Uganda's agriculture sector provides by far the country's main sources of income, employment, food and foreign exchange: more than 88 percent of the country's population lives in the rural areas, earning its livelihood from agriculture. But its cotton exports declined dramatically from over 500,000 bales per year in the early 1970s to less than 30,000 bales per year in the 1980s due to lower cotton lint prices.
The IDA Cotton Subsector Development Project aimed to revive cotton production and exports by increasing competition in cotton processing and marketing and improving supporting services to farmers.
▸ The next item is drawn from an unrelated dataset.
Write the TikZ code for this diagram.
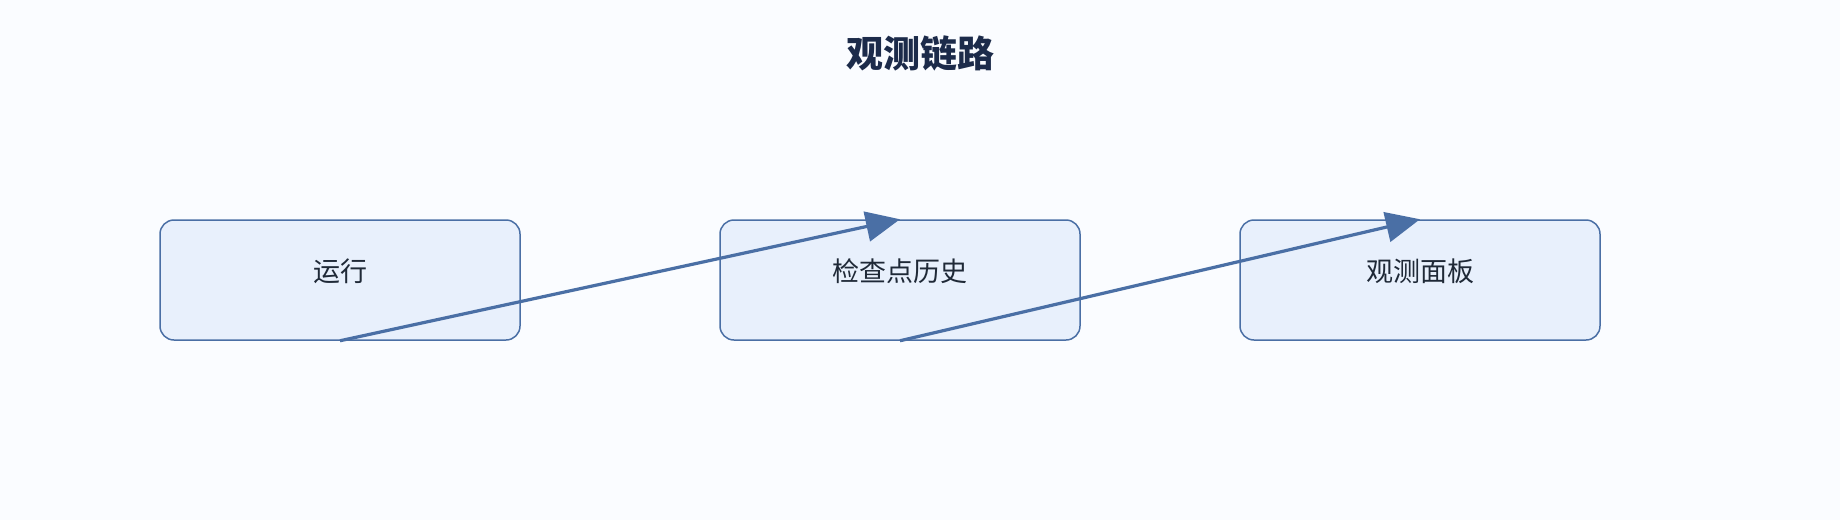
\documentclass[tikz,border=0pt]{standalone}
\usepackage{fontspec}
\setmainfont{Noto Sans CJK SC}
\usetikzlibrary{arrows.meta,positioning}
\definecolor{flowblue}{HTML}{4A6FA5}
\definecolor{boxfill}{HTML}{E8F0FC}
\definecolor{bgcolor}{HTML}{FAFCFF}
\definecolor{titlecol}{HTML}{1C2B4A}
\definecolor{textcol}{HTML}{1F2937}

\begin{document}
\begin{tikzpicture}[node distance=198.5pt, x=1pt, y=-1pt]
\tikzset{
    mybox/.style={rectangle, rounded corners=14pt, draw=flowblue, fill=boxfill, line width=1.5pt, minimum width=360pt, minimum height=120pt, text=textcol, text height=23pt, text depth=21pt, font=\fontsize{27}{30}\selectfont},
    myarrow/.style={-{Triangle[length=34pt, width=30pt]}, draw=flowblue, line width=3.2pt},
    mytitle/.style={font=\fontsize{37}{42}\selectfont\bfseries, text=titlecol}
}
\fill[bgcolor] (0,0) rectangle (1840,520);
\node[mytitle] (title) at (920,53) {观测链路};
\node[mybox] (run) at (340,280) {运行};
\node[mybox, right=of run] (history) {检查点历史};
\node[mybox, right=158.5pt of history] (panel) {观测面板};
% arrows go from the bottom of one box to the top of the next
\draw[myarrow] (run.south) -- (history.north);
\draw[myarrow] (history.south) -- (panel.north);
\end{tikzpicture}
\end{document}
Specifically, the project aimed to improve performance of the cotton gin industry, provide a national research and extension program, and improve credit and seed delivery for farmers.
The cotton industry has been rehabilitated from a dilapidated state: production increased by more than 400 percent over pre-project levels.
- Average cotton production reached 120,000 bales in 2001/02 per year, from 35,000 bales in 1993/94.
- Area of cotton production increased to 119,000 in 2000/01, from 55,000 hectares in 1993/94.
- Cotton yield increased to 440 kg/ha in 2000/01, from 360 kg/ha in 1994/94.
- State-owned ginneries were restored to credit-worthiness through a debt-relief program financed by the project. Effective competition in cotton processing resulted in prompt payments to farmers.
- The industry is now well served by the semi-autonomous Cotton Development Organization Authority and the Uganda Ginners and Cotton Exporters Association.
- The rehabilitated Serere Agricultural Research Institute restored genetic purity and physical quality of planting materials.
- Integrated pest management technologies were successfully tested and adopted by farmers.
- Although poverty reduction was not an explicit project objective, the rate of rural poverty in eastern Uganda, where poverty is high, fell from 58.8 percent in 1992/93 to 46.0 percent in 2002/03.
- Total project cost was US$28.5 million of which IDA financed US$13.8 million from 1994 to 2001.
- IDA's rigorous analytical and policy advice formed the basis for effective dialogue with the government, the private sector and farmers; this resulted in increased commitment to liberalize the cotton industry.
- IDA supported the successful piloting and adoption of new technologies by farmers and effective credit delivery mechanisms.
International Fund for Agricultural Development (IFAD).
Cotton production reached 150,000 bales in 2003/04 aided by support from USAID (aimed at increasing the competitiveness of Uganda's cotton on the international markets). Cotton export earnings have only about doubled due to low international prices, but the subsector has shown resilience to price movements, making sustainability highly likely. Prospects for rural credit access are improving and the basis has been laid for a reliable seed supply system. IDA has continued its support through the National Agricultural Advisory Services, an innovative approach designed to shift provision of agricultural extension services from the public sector to farmer-owned and managed delivery.